GRAHAM: It’s hard to imagine increasing contentment being a goal that we would agree on as a public policy objective, at least not in the United States, which is a very opportunity-focused society. But I do think we could agree that giving more people the opportunity to lead fulfilling lives is an objective of public policy that fits with everything our country is about.
FAW: After all, despite our enormous wealth, in quality of life surveys taken in various countries by Newsweek and Gallup, the US doesn’t even make the top ten.
ROTHKOPF: What could we do to improve the quality of people’s lives? Is it education, health care, rewarding jobs, environment? You find there are a lot of measures of quality of life and you find the countries that do better than we do, in terms of those metrics of quality of life, actually have an approach towards government where government sees its role as providing those things.
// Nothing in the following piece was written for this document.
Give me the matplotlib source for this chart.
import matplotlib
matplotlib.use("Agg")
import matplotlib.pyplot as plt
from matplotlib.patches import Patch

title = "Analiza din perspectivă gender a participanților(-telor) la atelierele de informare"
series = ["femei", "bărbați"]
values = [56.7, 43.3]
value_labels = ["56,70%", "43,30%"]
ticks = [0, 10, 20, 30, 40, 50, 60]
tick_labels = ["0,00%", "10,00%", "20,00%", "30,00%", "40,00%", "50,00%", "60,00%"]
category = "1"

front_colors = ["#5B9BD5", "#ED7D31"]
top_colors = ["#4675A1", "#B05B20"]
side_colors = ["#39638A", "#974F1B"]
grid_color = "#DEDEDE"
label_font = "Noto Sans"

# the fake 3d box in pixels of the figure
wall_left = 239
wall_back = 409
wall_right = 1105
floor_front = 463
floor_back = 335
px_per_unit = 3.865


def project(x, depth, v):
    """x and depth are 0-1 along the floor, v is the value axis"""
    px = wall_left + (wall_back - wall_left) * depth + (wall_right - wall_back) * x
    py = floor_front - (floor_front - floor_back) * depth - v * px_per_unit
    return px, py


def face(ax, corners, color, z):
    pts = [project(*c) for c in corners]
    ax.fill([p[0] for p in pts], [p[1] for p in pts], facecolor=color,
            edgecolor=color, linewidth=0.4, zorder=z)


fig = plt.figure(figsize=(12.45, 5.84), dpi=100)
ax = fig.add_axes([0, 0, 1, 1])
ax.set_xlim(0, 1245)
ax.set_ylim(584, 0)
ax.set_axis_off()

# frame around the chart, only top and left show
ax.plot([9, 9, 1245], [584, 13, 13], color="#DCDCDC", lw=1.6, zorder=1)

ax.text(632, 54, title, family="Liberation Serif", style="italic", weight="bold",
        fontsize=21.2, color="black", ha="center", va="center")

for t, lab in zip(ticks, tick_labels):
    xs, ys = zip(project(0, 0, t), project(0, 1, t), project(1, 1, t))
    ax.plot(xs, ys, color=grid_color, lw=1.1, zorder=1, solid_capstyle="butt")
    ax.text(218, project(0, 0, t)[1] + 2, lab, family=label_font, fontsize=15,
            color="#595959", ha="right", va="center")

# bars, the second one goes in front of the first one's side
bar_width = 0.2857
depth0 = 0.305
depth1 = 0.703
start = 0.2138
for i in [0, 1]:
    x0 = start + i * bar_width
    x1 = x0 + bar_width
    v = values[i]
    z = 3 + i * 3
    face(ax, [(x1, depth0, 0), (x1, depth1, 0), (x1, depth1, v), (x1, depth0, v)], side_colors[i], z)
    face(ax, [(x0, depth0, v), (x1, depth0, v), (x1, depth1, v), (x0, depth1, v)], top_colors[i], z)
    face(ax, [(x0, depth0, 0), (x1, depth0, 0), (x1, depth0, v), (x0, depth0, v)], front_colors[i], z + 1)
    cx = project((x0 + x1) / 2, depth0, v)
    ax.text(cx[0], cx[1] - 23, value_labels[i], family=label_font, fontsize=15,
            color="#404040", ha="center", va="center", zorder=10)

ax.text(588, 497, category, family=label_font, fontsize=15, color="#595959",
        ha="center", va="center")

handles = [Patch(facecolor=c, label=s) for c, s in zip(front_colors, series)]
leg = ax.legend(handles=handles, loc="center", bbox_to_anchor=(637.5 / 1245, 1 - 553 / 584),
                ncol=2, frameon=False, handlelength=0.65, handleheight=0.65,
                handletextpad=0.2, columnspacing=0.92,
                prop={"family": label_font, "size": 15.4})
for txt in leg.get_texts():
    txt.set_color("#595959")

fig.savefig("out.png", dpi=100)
FAW: Even hard-headed businessman Leonsis agrees we should focus less on things like the gross national product and concentrate more on what really matters.
LEONSIS: You don’t necessarily win if you’re successful. There’s lots of miserable wealthy people. There’s way more people who if they focused on their communities, their giving back, they’d be much happier in their life.
FAW: Happiness then has many faces. And what all the books, and all those academic studies suggest is that happiness is elusive, is a process, not an end-point. After all, said Albert Einstein, everything that can be counted does not necessarily count; everything that counts cannot necessarily be counted.
For Religion & Ethics NewsWeekly, this is Bob Faw in Washington.